A second Skydeck on the 99th floor is used when the 103rd floor is closed. The tourist entrance can be found on the south side of the building along Jackson Boulevard.

Facts about Sears Towers

* The top of the Sears Tower is the highest point in Illinois. The tip of its highest antenna is 1,730 feet (527.3 m) or 2,325 feet (708 m) above sea level, its roof is 1,451 feet (442.3 m) above street level or 2,046 feet (623 m) above sea level, the 103rd floor observation deck (The Sky deck) is 412 m (1,353 ft) above street level or 1,948 feet (593 m) above sea level, the Wacker Drive main entrance is 595 feet (181 m) above sea level. (The highest natural point in Illinois is the Charles Mound, at 1,235 feet (376 m) above sea level.)
* The building leans about 4 inches (10 cm) from vertical due to its slightly asymmetrical design, placing unequal loads on its foundation. This can occasionally be felt.

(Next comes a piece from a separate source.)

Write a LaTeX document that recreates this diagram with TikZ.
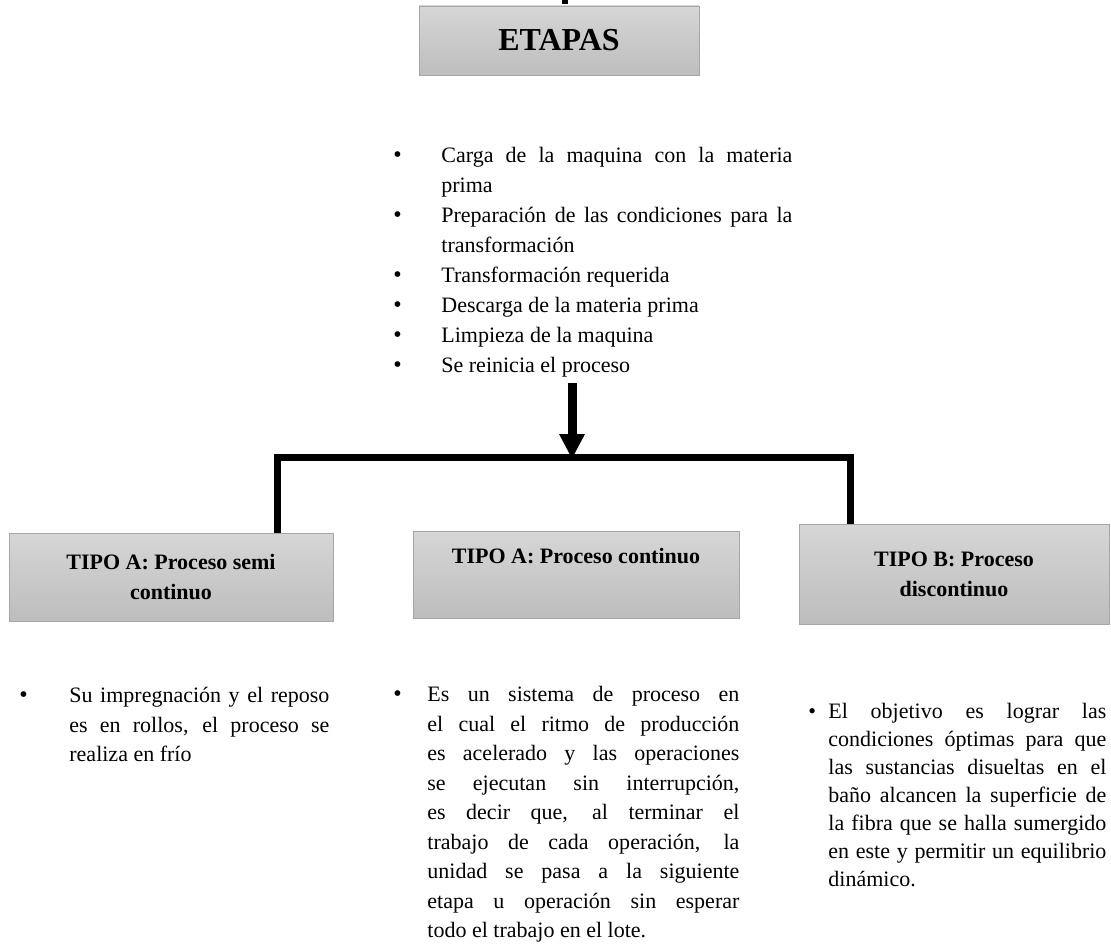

* The antennas atop the Sears Tower are struck by lightning an average of 650-675 times per year.
* The design for the Sears Tower incorporates nine steel-unit square tubes in a 3 tube by 3 tube arrangement, with each tube having the footprint of 75 x 75 feet (22 x 22 m). The Sears Tower was the first building for which this design was used. The design allows future growth of extra height to the tower if wanted or needed.
* The restrooms on the 103rd floor sky deck 1,353 feet (412 m) above street level are the highest in the world.